Below is a block of records: output all of them exactly and leave out the pictures.

━━━━━ TASK MATERIAL

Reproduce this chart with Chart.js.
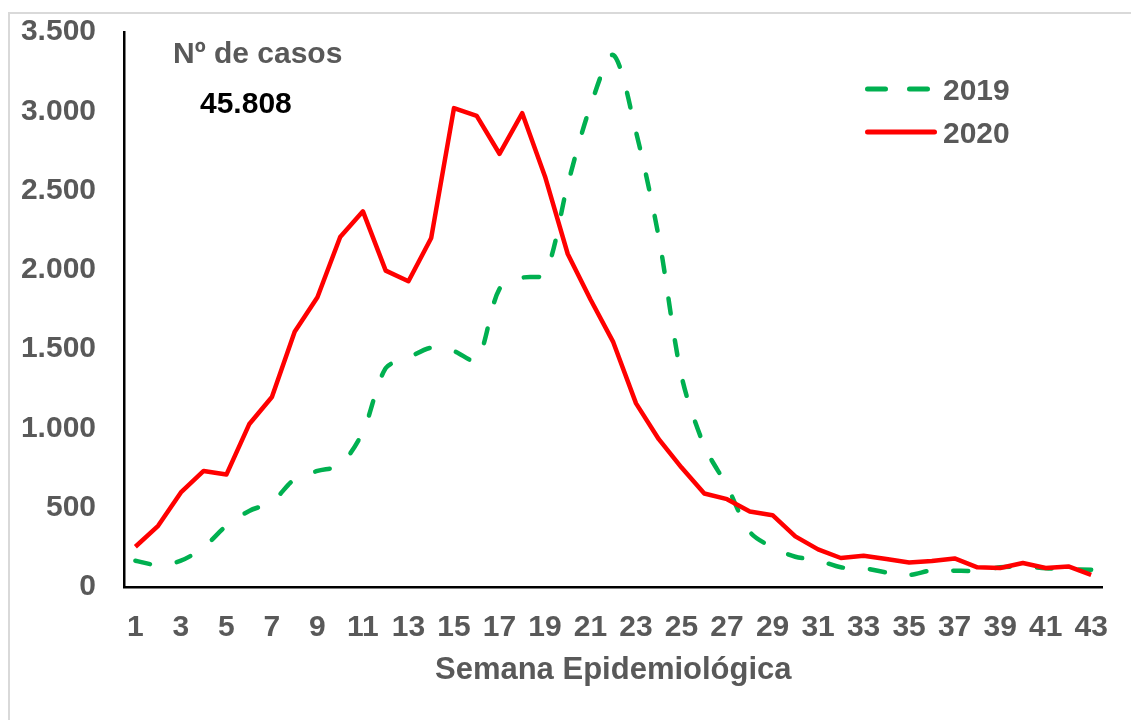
<!DOCTYPE html>
<html>
<head>
<meta charset="utf-8">
<title>Semana Epidemiológica</title>
<script src="https://cdn.jsdelivr.net/npm/chart.js@4.4.1/dist/chart.umd.min.js"></script>
<style>
  html, body { margin: 0; padding: 0; background: #fff; }
  #wrap { position: relative; width: 1131px; height: 720px; overflow: hidden; }
  #frame { position: absolute; left: 8px; top: 12px; width: 1140px; height: 740px; border: 2px solid #d9d9d9; box-sizing: border-box; }
  #chart { position: absolute; left: 0; top: 0; }
</style>
</head>
<body>
<div id="wrap">
  <div id="frame"></div>
  <canvas id="chart" width="1131" height="720"></canvas>
</div>
<script>
// weekly cases
const weeks = [1, 2, 3, 4, 5, 6, 7, 8, 9, 10, 11, 12, 13, 14, 15, 16, 17, 18, 19, 20, 21, 22,
  23, 24, 25, 26, 27, 28, 29, 30, 31, 32, 33, 34, 35, 36, 37, 38, 39, 40, 41, 42, 43]

const cases2019 = [166, 138, 166, 250, 386, 480, 537, 680, 732, 770, 980, 1380, 1446, 1509,
  1487, 1430, 1880, 1950, 1975, 2540, 3034, 3355, 2870, 2205, 1330, 890, 636, 348, 250, 191,
  168, 124, 118, 92, 76, 105, 103, 103, 124, 130, 118, 113, 109]

const cases2020 = [254, 386, 596, 732, 709, 1026, 1198, 1609, 1827, 2207, 2369, 1995, 1928,
  2201, 3020, 2971, 2732, 2988, 2589, 2100, 1813, 1544, 1158, 932, 753, 590, 554, 476, 453,
  319, 237, 183, 197, 176, 155, 164, 180, 124, 120, 151, 120, 130, 76]

const yTickLabels = ['0', '500', '1.000', '1.500', '2.000', '2.500', '3.000', '3.500']
const seriesLabels = ['2019', '2020']
const totalTitle = 'Nº de casos'
const totalValue = '45.808'

const FONT = '"Liberation Sans", Arial, sans-serif'
const gray = '#595959'

// legend + total drawn inside the plot area
const insideText = {
  id: 'insideText',
  afterDraw(chart) {
    const ctx = chart.ctx
    ctx.save()
    ctx.font = 'bold 30px ' + FONT
    ctx.textBaseline = 'alphabetic'
    ctx.fillStyle = gray
    ctx.fillText(totalTitle, 173, 63)
    ctx.fillStyle = '#000'
    ctx.fillText(totalValue, 200, 113)

    chart.data.datasets.forEach((ds, i) => {
      const y = 89 + i * 43
      ctx.strokeStyle = ds.borderColor
      ctx.lineWidth = 5
      ctx.lineCap = 'round'
      ctx.setLineDash(ds.borderDash ? [18, 24] : [])
      ctx.beginPath()
      ctx.moveTo(867.5, y)
      ctx.lineTo(ds.borderDash ? 927.5 : 934.5, y)
      ctx.stroke()
      ctx.setLineDash([])
      ctx.fillStyle = gray
      ctx.fillText(ds.label, 943, y + 11)
    })
    ctx.restore()
  }
}

new Chart(document.getElementById('chart'), {
  type: 'line',
  data: {
    labels: weeks,
    datasets: [
      {
        label: seriesLabels[0],
        data: cases2019,
        borderColor: '#00b050',
        borderWidth: 4.5,
        borderDash: [15, 27],
        borderCapStyle: 'round',
        tension: 0.3,
        pointRadius: 0,
        fill: false,
        order: 1
      },
      {
        label: seriesLabels[1],
        data: cases2020,
        borderColor: '#ff0000',
        borderWidth: 4.5,
        borderJoinStyle: 'round',
        tension: 0,
        pointRadius: 0,
        fill: false,
        order: 0
      }
    ]
  },
  options: {
    responsive: false,
    animation: false,
    layout: { padding: { left: 0, right: 14, top: 32, bottom: 0 } },
    plugins: {
      legend: { display: false },
      tooltip: { enabled: false }
    },
    scales: {
      x: {
        type: 'category',
        offset: true,
        grid: { display: false, drawTicks: false },
        border: { display: true, color: '#000', width: 2.5 },
        ticks: {
          autoSkip: false,
          maxRotation: 0,
          padding: 23,
          color: gray,
          font: { family: FONT, size: 30, weight: 'bold' },
          callback: (val, i) => (i % 2 === 0 ? String(weeks[i]) : '')
        },
        title: {
          display: true,
          text: 'Semana Epidemiológica',
          color: gray,
          font: { family: FONT, size: 31, weight: 'bold' },
          padding: { top: 0, bottom: 31 }
        },
        afterFit: (scale) => { scale.height = 133 }
      },
      y: {
        min: 0,
        max: 3500,
        grid: { display: false, drawTicks: false },
        border: { display: true, color: '#000', width: 2.5 },
        ticks: {
          stepSize: 500,
          padding: 28,
          color: gray,
          font: { family: FONT, size: 30, weight: 'bold' },
          callback: (val) => yTickLabels[val / 500]
        },
        afterFit: (scale) => {
          scale.width = 124
          // tick padding would otherwise push the plot top down
          scale.paddingTop = 0
          scale.paddingBottom = 0
        }
      }
    }
  },
  plugins: [insideText]
})
</script>
</body>
</html>
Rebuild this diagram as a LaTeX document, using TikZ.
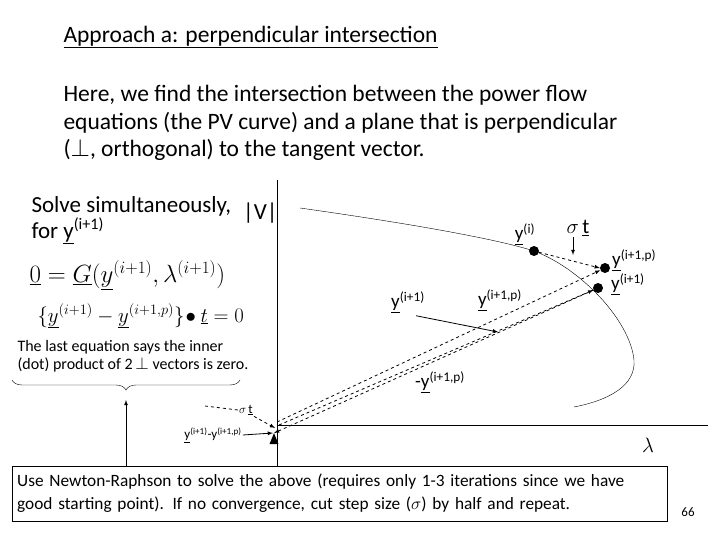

━━━━━━━━━━

-- RESULT FOR THIS EXERCISE --
Reproduce this chart with Chart.js.
<!DOCTYPE html>
<html>
<head>
<meta charset="utf-8">
<title>Semana Epidemiológica</title>
<script src="https://cdn.jsdelivr.net/npm/chart.js@4.4.1/dist/chart.umd.min.js"></script>
<style>
  html, body { margin: 0; padding: 0; background: #fff; }
  #wrap { position: relative; width: 1131px; height: 720px; overflow: hidden; }
  #frame { position: absolute; left: 8px; top: 12px; width: 1140px; height: 740px; border: 2px solid #d9d9d9; box-sizing: border-box; }
  #chart { position: absolute; left: 0; top: 0; }
</style>
</head>
<body>
<div id="wrap">
  <div id="frame"></div>
  <canvas id="chart" width="1131" height="720"></canvas>
</div>
<script>
// weekly cases
const weeks = [1, 2, 3, 4, 5, 6, 7, 8, 9, 10, 11, 12, 13, 14, 15, 16, 17, 18, 19, 20, 21, 22,
  23, 24, 25, 26, 27, 28, 29, 30, 31, 32, 33, 34, 35, 36, 37, 38, 39, 40, 41, 42, 43]

const cases2019 = [166, 138, 166, 250, 386, 480, 537, 680, 732, 770, 980, 1380, 1446, 1509,
  1487, 1430, 1880, 1950, 1975, 2540, 3034, 3355, 2870, 2205, 1330, 890, 636, 348, 250, 191,
  168, 124, 118, 92, 76, 105, 103, 103, 124, 130, 118, 113, 109]

const cases2020 = [254, 386, 596, 732, 709, 1026, 1198, 1609, 1827, 2207, 2369, 1995, 1928,
  2201, 3020, 2971, 2732, 2988, 2589, 2100, 1813, 1544, 1158, 932, 753, 590, 554, 476, 453,
  319, 237, 183, 197, 176, 155, 164, 180, 124, 120, 151, 120, 130, 76]

const yTickLabels = ['0', '500', '1.000', '1.500', '2.000', '2.500', '3.000', '3.500']
const seriesLabels = ['2019', '2020']
const totalTitle = 'Nº de casos'
const totalValue = '45.808'

const FONT = '"Liberation Sans", Arial, sans-serif'
const gray = '#595959'

// legend + total drawn inside the plot area
const insideText = {
  id: 'insideText',
  afterDraw(chart) {
    const ctx = chart.ctx
    ctx.save()
    ctx.font = 'bold 30px ' + FONT
    ctx.textBaseline = 'alphabetic'
    ctx.fillStyle = gray
    ctx.fillText(totalTitle, 173, 63)
    ctx.fillStyle = '#000'
    ctx.fillText(totalValue, 200, 113)

    chart.data.datasets.forEach((ds, i) => {
      const y = 89 + i * 43
      ctx.strokeStyle = ds.borderColor
      ctx.lineWidth = 5
      ctx.lineCap = 'round'
      ctx.setLineDash(ds.borderDash ? [18, 24] : [])
      ctx.beginPath()
      ctx.moveTo(867.5, y)
      ctx.lineTo(ds.borderDash ? 927.5 : 934.5, y)
      ctx.stroke()
      ctx.setLineDash([])
      ctx.fillStyle = gray
      ctx.fillText(ds.label, 943, y + 11)
    })
    ctx.restore()
  }
}

new Chart(document.getElementById('chart'), {
  type: 'line',
  data: {
    labels: weeks,
    datasets: [
      {
        label: seriesLabels[0],
        data: cases2019,
        borderColor: '#00b050',
        borderWidth: 4.5,
        borderDash: [15, 27],
        borderCapStyle: 'round',
        tension: 0.3,
        pointRadius: 0,
        fill: false,
        order: 1
      },
      {
        label: seriesLabels[1],
        data: cases2020,
        borderColor: '#ff0000',
        borderWidth: 4.5,
        borderJoinStyle: 'round',
        tension: 0,
        pointRadius: 0,
        fill: false,
        order: 0
      }
    ]
  },
  options: {
    responsive: false,
    animation: false,
    layout: { padding: { left: 0, right: 14, top: 32, bottom: 0 } },
    plugins: {
      legend: { display: false },
      tooltip: { enabled: false }
    },
    scales: {
      x: {
        type: 'category',
        offset: true,
        grid: { display: false, drawTicks: false },
        border: { display: true, color: '#000', width: 2.5 },
        ticks: {
          autoSkip: false,
          maxRotation: 0,
          padding: 23,
          color: gray,
          font: { family: FONT, size: 30, weight: 'bold' },
          callback: (val, i) => (i % 2 === 0 ? String(weeks[i]) : '')
        },
        title: {
          display: true,
          text: 'Semana Epidemiológica',
          color: gray,
          font: { family: FONT, size: 31, weight: 'bold' },
          padding: { top: 0, bottom: 31 }
        },
        afterFit: (scale) => { scale.height = 133 }
      },
      y: {
        min: 0,
        max: 3500,
        grid: { display: false, drawTicks: false },
        border: { display: true, color: '#000', width: 2.5 },
        ticks: {
          stepSize: 500,
          padding: 28,
          color: gray,
          font: { family: FONT, size: 30, weight: 'bold' },
          callback: (val) => yTickLabels[val / 500]
        },
        afterFit: (scale) => {
          scale.width = 124
          // tick padding would otherwise push the plot top down
          scale.paddingTop = 0
          scale.paddingBottom = 0
        }
      }
    }
  },
  plugins: [insideText]
})
</script>
</body>
</html>
Rebuild this diagram as a LaTeX document, using TikZ.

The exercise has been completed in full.